> [TASK]
With the images removed, repeat the data below exactly.

> [AVAILABLE DATA]
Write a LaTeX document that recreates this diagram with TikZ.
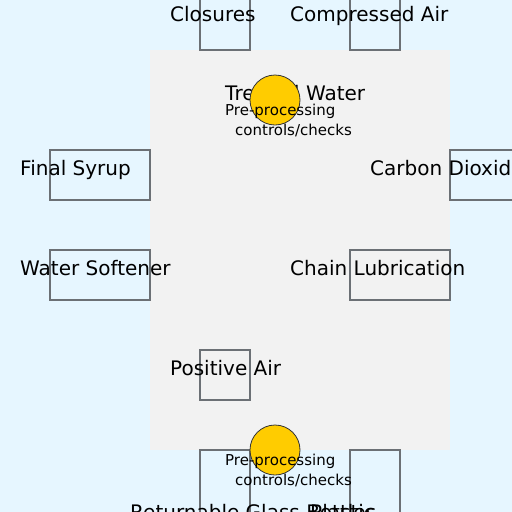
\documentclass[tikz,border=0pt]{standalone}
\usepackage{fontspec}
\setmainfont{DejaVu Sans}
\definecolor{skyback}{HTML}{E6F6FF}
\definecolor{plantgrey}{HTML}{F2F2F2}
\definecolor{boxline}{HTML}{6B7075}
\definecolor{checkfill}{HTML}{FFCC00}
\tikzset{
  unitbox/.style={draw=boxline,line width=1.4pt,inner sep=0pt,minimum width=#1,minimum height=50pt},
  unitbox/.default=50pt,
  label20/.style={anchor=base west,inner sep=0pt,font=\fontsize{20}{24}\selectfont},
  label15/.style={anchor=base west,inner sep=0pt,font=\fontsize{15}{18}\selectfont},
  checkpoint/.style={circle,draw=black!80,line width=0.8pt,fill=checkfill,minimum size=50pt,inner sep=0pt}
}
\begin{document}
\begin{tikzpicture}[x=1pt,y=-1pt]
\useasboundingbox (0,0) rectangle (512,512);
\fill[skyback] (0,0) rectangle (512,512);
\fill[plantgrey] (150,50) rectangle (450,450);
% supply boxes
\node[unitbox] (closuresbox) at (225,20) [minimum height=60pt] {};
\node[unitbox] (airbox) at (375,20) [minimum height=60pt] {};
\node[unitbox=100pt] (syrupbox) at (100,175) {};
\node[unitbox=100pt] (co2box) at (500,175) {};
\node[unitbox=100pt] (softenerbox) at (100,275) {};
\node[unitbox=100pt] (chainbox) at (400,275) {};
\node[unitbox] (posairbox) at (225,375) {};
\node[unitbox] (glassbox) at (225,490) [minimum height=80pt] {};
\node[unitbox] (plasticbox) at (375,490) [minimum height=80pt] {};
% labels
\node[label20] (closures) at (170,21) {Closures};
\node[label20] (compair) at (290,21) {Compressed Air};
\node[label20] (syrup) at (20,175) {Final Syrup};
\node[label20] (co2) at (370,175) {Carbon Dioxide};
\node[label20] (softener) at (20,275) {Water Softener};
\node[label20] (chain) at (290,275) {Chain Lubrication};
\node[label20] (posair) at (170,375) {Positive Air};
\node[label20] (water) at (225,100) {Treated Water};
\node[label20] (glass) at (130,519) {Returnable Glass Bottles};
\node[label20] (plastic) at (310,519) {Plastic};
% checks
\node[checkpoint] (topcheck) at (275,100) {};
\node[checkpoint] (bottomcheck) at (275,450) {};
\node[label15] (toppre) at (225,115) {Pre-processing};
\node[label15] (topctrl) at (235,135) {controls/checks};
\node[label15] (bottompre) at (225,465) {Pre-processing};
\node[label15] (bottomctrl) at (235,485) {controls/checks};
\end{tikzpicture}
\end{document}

> [FINAL RESULT]
Write a LaTeX document that recreates this diagram with TikZ.
\documentclass[tikz,border=0pt]{standalone}
\usepackage{fontspec}
\setmainfont{DejaVu Sans}
\definecolor{skyback}{HTML}{E6F6FF}
\definecolor{plantgrey}{HTML}{F2F2F2}
\definecolor{boxline}{HTML}{6B7075}
\definecolor{checkfill}{HTML}{FFCC00}
\tikzset{
  unitbox/.style={draw=boxline,line width=1.4pt,inner sep=0pt,minimum width=#1,minimum height=50pt},
  unitbox/.default=50pt,
  label20/.style={anchor=base west,inner sep=0pt,font=\fontsize{20}{24}\selectfont},
  label15/.style={anchor=base west,inner sep=0pt,font=\fontsize{15}{18}\selectfont},
  checkpoint/.style={circle,draw=black!80,line width=0.8pt,fill=checkfill,minimum size=50pt,inner sep=0pt}
}
\begin{document}
\begin{tikzpicture}[x=1pt,y=-1pt]
\useasboundingbox (0,0) rectangle (512,512);
\fill[skyback] (0,0) rectangle (512,512);
\fill[plantgrey] (150,50) rectangle (450,450);
% supply boxes
\node[unitbox] (closuresbox) at (225,20) [minimum height=60pt] {};
\node[unitbox] (airbox) at (375,20) [minimum height=60pt] {};
\node[unitbox=100pt] (syrupbox) at (100,175) {};
\node[unitbox=100pt] (co2box) at (500,175) {};
\node[unitbox=100pt] (softenerbox) at (100,275) {};
\node[unitbox=100pt] (chainbox) at (400,275) {};
\node[unitbox] (posairbox) at (225,375) {};
\node[unitbox] (glassbox) at (225,490) [minimum height=80pt] {};
\node[unitbox] (plasticbox) at (375,490) [minimum height=80pt] {};
% labels
\node[label20] (closures) at (170,21) {Closures};
\node[label20] (compair) at (290,21) {Compressed Air};
\node[label20] (syrup) at (20,175) {Final Syrup};
\node[label20] (co2) at (370,175) {Carbon Dioxide};
\node[label20] (softener) at (20,275) {Water Softener};
\node[label20] (chain) at (290,275) {Chain Lubrication};
\node[label20] (posair) at (170,375) {Positive Air};
\node[label20] (water) at (225,100) {Treated Water};
\node[label20] (glass) at (130,519) {Returnable Glass Bottles};
\node[label20] (plastic) at (310,519) {Plastic};
% checks
\node[checkpoint] (topcheck) at (275,100) {};
\node[checkpoint] (bottomcheck) at (275,450) {};
\node[label15] (toppre) at (225,115) {Pre-processing};
\node[label15] (topctrl) at (235,135) {controls/checks};
\node[label15] (bottompre) at (225,465) {Pre-processing};
\node[label15] (bottomctrl) at (235,485) {controls/checks};
\end{tikzpicture}
\end{document}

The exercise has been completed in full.